Among those fortunate enough to play Ultimate Journey was David Siller, the Electronic Gaming Monthly editor who devised the persona of Sushi-X. Siller went on to create Aero the Acro-bat at Sunsoft and Maximo at Capcom, but during his EGM tenure he was introduced to Bandai's new action-platformer. According to Siller, Ultimate Journey was the creation of Bandai of America employee Dan MacArthur, who submitted the concept and character sketches to Bandai's higher-ups. The company's Japanese branch then contracted a developer to turn the idea into a full NES game. It was not an uncommon arrangement, and a similar one led to Irem of America's Drew Maniscalco creating Ninja Baseball Bat Man a few years later.
Yet Ultimate Journey never materialized, leaving behind a few confused fans of NES action games. Evidently aimed at North American audiences, the game wasn't released in Japan. While it was apparently finished to the point where Bandai allowed it to be reviewed by magazines, it's possible the project wasn't sewn up entirely.
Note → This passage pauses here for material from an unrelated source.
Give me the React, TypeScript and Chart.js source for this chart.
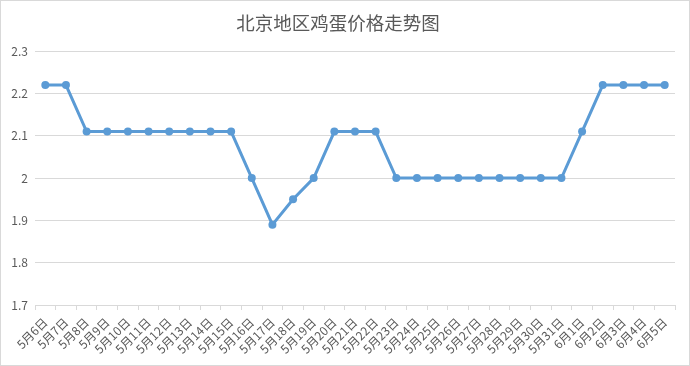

For one thing, there's a curious lack of any Ultimate Journey advertisements in gaming magazines circa 1991.
If time and community tenacity have taught me anything, it's that any worthwhile lost game that's floating around out there somewhere in the underground will eventually resurface. Ultimate Journey is hardly the only NES game that dropped off the face of the Earth at the last minute. Capcom's The California Raisins: The Grape Escape suffered a similar downfall and it turned up several years ago for the community to enjoy and dissect. Seta's Bio Force Ape is alive and well now in the hands of a collector. Remember what happened to Squashed? Then there's Nintendo's own original version of EarthBound that was localized for North America and canceled; we all know how that ended up. So take heart, potential fans of Ultimate Journey and games like it. You may yet be able to play it someday.